# Task description:
Leave out the pictures and restate the rest of the data exactly.

# Raw data:
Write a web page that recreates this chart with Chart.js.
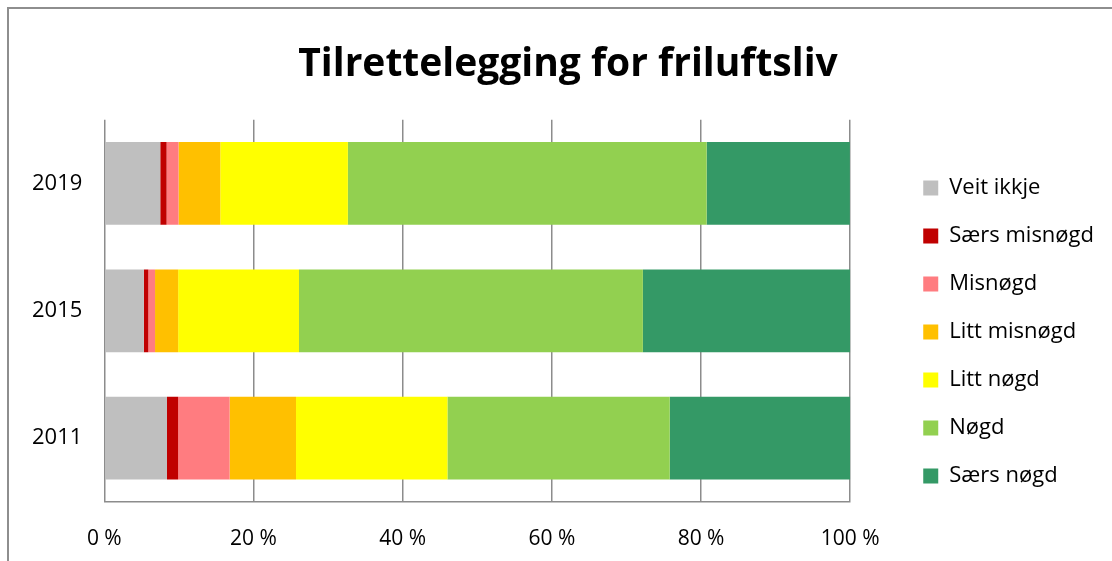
<!DOCTYPE html>
<html>
<head>
<meta charset="utf-8">
<script src="https://cdn.jsdelivr.net/npm/chart.js@4/dist/chart.umd.min.js"></script>
<style>
  html, body { margin: 0; padding: 0; background: #fff; overflow: hidden; }
  #frame { position: absolute; left: 7px; top: 7px; width: 1200px; height: 700px; border: 2px solid #8e8e8e; box-sizing: border-box; }
  #wrap { position: absolute; left: 0; top: 0; width: 1112px; height: 561px; }
</style>
</head>
<body>
<div id="frame"></div>
<div id="wrap"><canvas id="c" width="1112" height="561"></canvas></div>
<script>
const categories = ['2019', '2015', '2011'];
const seriesNames = ['Veit ikkje', 'Særs misnøgd', 'Misnøgd', 'Litt misnøgd', 'Litt nøgd', 'Nøgd', 'Særs nøgd'];
const veitIkkje   = [7.5, 5.3, 8.4];
const saersMisnogd = [0.85, 0.6, 1.5];
const misnogd     = [1.6, 0.9, 6.9];
const littMisnogd = [5.6, 3.1, 8.9];
const littNogd    = [17.1, 16.2, 20.3];
const nogd        = [48.1, 46.1, 29.8];
const saersNogd   = [19.2, 27.8, 24.2];
const xTicks = [0, 20, 40, 60, 80, 100];
const colors = ['#BFBFBF', '#C00000', '#FF7C80', '#FFC000', '#FFFF00', '#92D050', '#349966'];

const seriesValues = [veitIkkje, saersMisnogd, misnogd, littMisnogd, littNogd, nogd, saersNogd];
const datasets = seriesNames.map((n, i) => ({
  label: n,
  data: seriesValues[i],
  backgroundColor: colors[i],
  borderWidth: 0,
  barPercentage: 0.65,
  categoryPercentage: 1.0
}));

// widen the legend box (gap between plot and legend) and nudge legend/title
const LEGEND_EXTRA = 45, LEGEND_SHIFT_X = 47, LEGEND_SHIFT_Y = 27, TITLE_SHIFT_X = 12;
const layoutTweak = {
  id: 'layoutTweak',
  afterInit(chart) {
    const lg = chart.legend;
    if (!lg) return;
    const f = lg.fit.bind(lg);
    lg.fit = function () { f(); this.width += LEGEND_EXTRA; };
  },
  afterLayout(chart) {
    const lg = chart.legend;
    if (lg) {
      lg.left += LEGEND_SHIFT_X;
      lg.top += LEGEND_SHIFT_Y;
      lg.bottom += LEGEND_SHIFT_Y;
    }
    const tb = chart.titleBlock;
    if (tb) {
      tb.left += TITLE_SHIFT_X;
      tb.right += TITLE_SHIFT_X;
    }
  }
};

const FONT = '"Open Sans", Lato, sans-serif';
new Chart(document.getElementById('c'), {
  type: 'bar',
  data: { labels: categories, datasets },
  plugins: [layoutTweak],
  options: {
    indexAxis: 'y',
    responsive: false,
    animation: false,
    layout: { padding: { left: 10, right: 10, top: 33, bottom: -16 } },
    plugins: {
      title: {
        display: true,
        text: 'Tilrettelegging for friluftsliv',
        color: '#000',
        font: { family: FONT, size: 39, weight: 'bold' },
        padding: { top: 8, bottom: 32 }
      },
      legend: {
        position: 'right',
        align: 'center',
        labels: {
          color: '#000',
          font: { family: FONT, size: 22 },
          boxWidth: 15,
          boxHeight: 15,
          padding: 26
        }
      },
      tooltip: { enabled: false }
    },
    scales: {
      x: {
        stacked: true,
        min: 0, max: 100,
        afterBuildTicks: (ax) => { ax.ticks = xTicks.map(v => ({ value: v })); },
        ticks: {
          color: '#000',
          font: { family: FONT, size: 21 },
          padding: 25,
          callback: (v) => v + ' %'
        },
        grid: { color: '#8c8c8c', lineWidth: 1.5, drawTicks: false },
        border: { display: true, color: '#8c8c8c', width: 1.5 }
      },
      y: {
        stacked: true,
        ticks: {
          color: '#000',
          font: { family: FONT, size: 22 },
          padding: 22
        },
        grid: { display: false, drawTicks: false },
        border: { display: false }
      }
    }
  }
});
</script>
</body>
</html>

# Answer to the exercise:
Write a web page that recreates this chart with Chart.js.
<!DOCTYPE html>
<html>
<head>
<meta charset="utf-8">
<script src="https://cdn.jsdelivr.net/npm/chart.js@4/dist/chart.umd.min.js"></script>
<style>
  html, body { margin: 0; padding: 0; background: #fff; overflow: hidden; }
  #frame { position: absolute; left: 7px; top: 7px; width: 1200px; height: 700px; border: 2px solid #8e8e8e; box-sizing: border-box; }
  #wrap { position: absolute; left: 0; top: 0; width: 1112px; height: 561px; }
</style>
</head>
<body>
<div id="frame"></div>
<div id="wrap"><canvas id="c" width="1112" height="561"></canvas></div>
<script>
const categories = ['2019', '2015', '2011'];
const seriesNames = ['Veit ikkje', 'Særs misnøgd', 'Misnøgd', 'Litt misnøgd', 'Litt nøgd', 'Nøgd', 'Særs nøgd'];
const veitIkkje   = [7.5, 5.3, 8.4];
const saersMisnogd = [0.85, 0.6, 1.5];
const misnogd     = [1.6, 0.9, 6.9];
const littMisnogd = [5.6, 3.1, 8.9];
const littNogd    = [17.1, 16.2, 20.3];
const nogd        = [48.1, 46.1, 29.8];
const saersNogd   = [19.2, 27.8, 24.2];
const xTicks = [0, 20, 40, 60, 80, 100];
const colors = ['#BFBFBF', '#C00000', '#FF7C80', '#FFC000', '#FFFF00', '#92D050', '#349966'];

const seriesValues = [veitIkkje, saersMisnogd, misnogd, littMisnogd, littNogd, nogd, saersNogd];
const datasets = seriesNames.map((n, i) => ({
  label: n,
  data: seriesValues[i],
  backgroundColor: colors[i],
  borderWidth: 0,
  barPercentage: 0.65,
  categoryPercentage: 1.0
}));

// widen the legend box (gap between plot and legend) and nudge legend/title
const LEGEND_EXTRA = 45, LEGEND_SHIFT_X = 47, LEGEND_SHIFT_Y = 27, TITLE_SHIFT_X = 12;
const layoutTweak = {
  id: 'layoutTweak',
  afterInit(chart) {
    const lg = chart.legend;
    if (!lg) return;
    const f = lg.fit.bind(lg);
    lg.fit = function () { f(); this.width += LEGEND_EXTRA; };
  },
  afterLayout(chart) {
    const lg = chart.legend;
    if (lg) {
      lg.left += LEGEND_SHIFT_X;
      lg.top += LEGEND_SHIFT_Y;
      lg.bottom += LEGEND_SHIFT_Y;
    }
    const tb = chart.titleBlock;
    if (tb) {
      tb.left += TITLE_SHIFT_X;
      tb.right += TITLE_SHIFT_X;
    }
  }
};

const FONT = '"Open Sans", Lato, sans-serif';
new Chart(document.getElementById('c'), {
  type: 'bar',
  data: { labels: categories, datasets },
  plugins: [layoutTweak],
  options: {
    indexAxis: 'y',
    responsive: false,
    animation: false,
    layout: { padding: { left: 10, right: 10, top: 33, bottom: -16 } },
    plugins: {
      title: {
        display: true,
        text: 'Tilrettelegging for friluftsliv',
        color: '#000',
        font: { family: FONT, size: 39, weight: 'bold' },
        padding: { top: 8, bottom: 32 }
      },
      legend: {
        position: 'right',
        align: 'center',
        labels: {
          color: '#000',
          font: { family: FONT, size: 22 },
          boxWidth: 15,
          boxHeight: 15,
          padding: 26
        }
      },
      tooltip: { enabled: false }
    },
    scales: {
      x: {
        stacked: true,
        min: 0, max: 100,
        afterBuildTicks: (ax) => { ax.ticks = xTicks.map(v => ({ value: v })); },
        ticks: {
          color: '#000',
          font: { family: FONT, size: 21 },
          padding: 25,
          callback: (v) => v + ' %'
        },
        grid: { color: '#8c8c8c', lineWidth: 1.5, drawTicks: false },
        border: { display: true, color: '#8c8c8c', width: 1.5 }
      },
      y: {
        stacked: true,
        ticks: {
          color: '#000',
          font: { family: FONT, size: 22 },
          padding: 22
        },
        grid: { display: false, drawTicks: false },
        border: { display: false }
      }
    }
  }
});
</script>
</body>
</html>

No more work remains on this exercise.